The problem with these kinds of art super events, such as the Armory show in New York and Frieze in London, is that you are bombarded with a tsunami of art, all at once, and none of it is contextualised. Whereas the biennial-type events in cities such as Venice, São Paulo and Istanbul and are curated and seek to provide a cohesive and critical social commentary, art fairs (and the dozen-odd simultaneous outrigger fairs that attend them, such as NADA, Scope, Seven and Pulse) make no conscious, intellectual effort; they don’t even pretend to. Instead, they are flea markets for millionaires and billionaires. This is where buyers and sellers of this most expensive of commodities come together to transact; it doesn’t leave much nectar for critics and curators like me to be nourished.
But by the end of the second day of this year’s Art Basel Miami, I realized I was wrong; there actually is a lot more to this event than just an art superstore writ large. Though this Dionysian art extravorgasm is still squarely targeted at that fine layer of society with enough money to burn — those extra people who have extra homes and extra cash — there is a massive, vital, literate, sophisticated series of critical contemporary art events, surprises and happenings going on as well. It turns out this experience is also truly relevant for those of us not arriving with shopping lists.
Pop-up shows by OHWOW Gallery and Jonathan Levine Gallery, both appearing in Wynwood for the run of the festival, are excellently raucous examples of the kind of energetic satellites that make this whole event fizz. These exhibitions included exciting next-generation stars such as KAWS, DALEK, Rob Lazzarini, José Parlá, Rey Parlá, Barry McGee, Phil Frost, Invader, and Shepard Fairey, all artists that possess cross-over appeal into contemporary culture. Ryan McGinness’s “Women: The Blacklight Paintings” exhibition and party at the seedy Club Madonna strip club also offered a kind of dynamic interaction with city of Miami itself, an aspect the fairs largely neglect.

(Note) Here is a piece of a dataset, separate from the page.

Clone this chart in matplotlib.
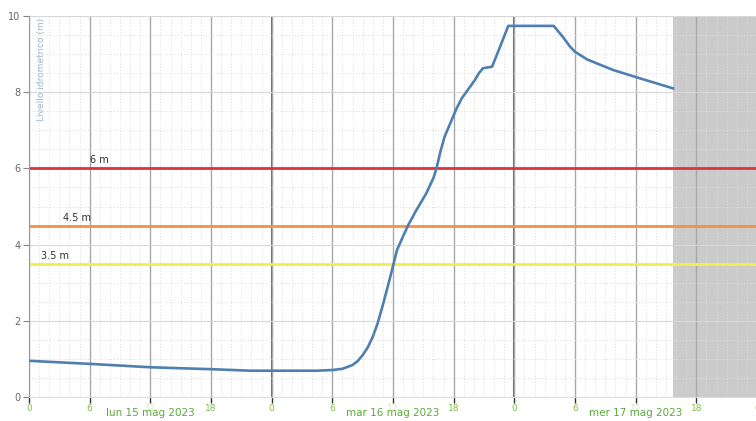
import numpy as np
import matplotlib.pyplot as pl
from matplotlib.ticker import MultipleLocator

# hours since lun 15 mag 2023 00:00 and water level (m)
hours = [0, 6, 12, 18, 21.9, 23.8, 28.5, 30.1, 31.0, 32.0, 32.5, 33.0, 33.5, 34.0, 34.5,
         35.0, 35.5, 35.9, 36.4, 37.0, 37.5, 38.3, 39.3, 40.0, 40.3, 40.7, 41.1, 41.8,
         42.3, 42.8, 43.4, 44.1, 44.5, 44.9, 45.8, 46.6, 47.4, 51.9,
         52.8, 53.5, 54.0, 55.2, 56.5, 57.8, 60.1, 63.7]
level = [0.95, 0.87, 0.78, 0.73, 0.69, 0.69, 0.69, 0.71, 0.74, 0.84, 0.94, 1.10, 1.30, 1.58, 1.95,
         2.42, 2.92, 3.33, 3.86, 4.22, 4.51, 4.90, 5.35, 5.75, 6.00, 6.45, 6.83, 7.27,
         7.58, 7.84, 8.06, 8.32, 8.50, 8.63, 8.67, 9.20, 9.74, 9.74,
         9.45, 9.20, 9.06, 8.86, 8.72, 8.58, 8.39, 8.10]

# alert thresholds
thresholds = [6, 4.5, 3.5]
threshold_labels = ['6 m', '4.5 m', '3.5 m']
threshold_colors = ['#e0313f', '#f5913f', '#f2ef4a']
label_hours = [7.0, 4.7, 2.6]

# forecast / no-data zone
shade_start = 63.7
shade_end = 72

days = ['lun 15 mag 2023', 'mar 16 mag 2023', 'mer 17 mag 2023']
tick_hours = np.arange(0, 73, 6)
tick_labels = [str(h % 24) for h in tick_hours]

f = pl.figure(figsize=(7.56, 4.21), dpi=100)
ax = f.add_axes([29/756, 1-397/421, 728/756, 381/421])

ax.axvspan(shade_start, shade_end, color='#cbcbcb', zorder=0.2, lw=0)

# grid
ax.set_xlim(0, 72)
ax.set_ylim(0, 10)
ax.xaxis.set_major_locator(MultipleLocator(6))
ax.xaxis.set_minor_locator(MultipleLocator(1))
ax.yaxis.set_major_locator(MultipleLocator(2))
ax.yaxis.set_minor_locator(MultipleLocator(0.5))
ax.grid(which='major', axis='x', color='#a8a8a8', lw=1.0)
ax.grid(which='major', axis='y', color='#d8d8d8', lw=0.8)
ax.grid(which='minor', color='#dcdcdc', lw=0.7, ls=(0, (1, 2)))
for d in [24, 48]:
    ax.axvline(d, color='#6a6a6a', lw=1.5, zorder=0.6)

for t, lab, c, lh in zip(thresholds, threshold_labels, threshold_colors, label_hours):
    ax.axhline(t, color=c, lw=2, zorder=2)
    ax.text(lh, t + 0.08, lab, fontsize=7, color='#333333', ha='center', va='bottom', zorder=3)

ax.plot(hours, level, '-', color='#4f7fb0', lw=1.9, zorder=4)

ax.set_xticks(tick_hours)
ax.set_xticklabels(tick_labels)
ax.tick_params(axis='x', which='major', colors='#333333', labelcolor='#7cbf4a', labelsize=6.5,
               length=4, width=1, pad=1)
ax.tick_params(axis='x', which='minor', length=0)
ax.tick_params(axis='y', which='major', colors='#888888', labelcolor='#666666', labelsize=7,
               length=4, pad=2)
ax.tick_params(axis='y', which='minor', length=0)
# the "12" labels sit faintly behind the date labels
for lbl, h in zip(ax.get_xticklabels(), tick_hours):
    if h % 24 == 12:
        lbl.set_alpha(0.35)

for i, d in enumerate(days):
    ax.text(24*i + 12, -0.3, d, fontsize=7.5, color='#5aab3a', ha='center', va='top', zorder=6)

ax.text(0.8, 9.95, 'Livello idrometrico (m)', rotation=90, fontsize=6.5, color='#9fb6cf',
        ha='left', va='top', zorder=5)

for s in ['top', 'right']:
    ax.spines[s].set_visible(False)
ax.spines['left'].set_color('#999999')
ax.spines['bottom'].set_color('#dddddd')

pl.savefig('out.png', dpi=100)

A highlight of the entire festival weekend was watching the soaking-wet fashion model, Entourage guest star, and international table-tennis champion Sooyeon Lee at Susan Sarandon’s “Art Stars Ping Pong Tournament”. Dressed in a blue sparkling evening gown with no shoes and cheered on by over 200 party-goers lucky enough to be poolside, Sooyeon dominated a game of ping pong at a table set up inside the shallow end of the Delano Hotel’s pool. The result was performance art at its finest.
The main Art Basel fair in the Miami Beach Convention Centre is fantastic and important, for sure, but it is only interesting if artists must already have a blue-chip stamp of approval for you to notice or care about them. The artists showing with the top galleries involved with this main fair are already “made”, in the mafia sense of the word; they are untouchable, their contribution to contemporary culture beyond reproach and debate. As a result, there is a stuffiness to this main event; sponsored by a global bank, it feels like a corporate event. What I value now is the way this centerpiece functions as the sun to in entire solar system of smaller planetary events that cut spinning routes throughout Miami; though it is too hot (and expensive) to be cool and exciting, the central fair is the bright star that gives gravity to the week’s ancillary events.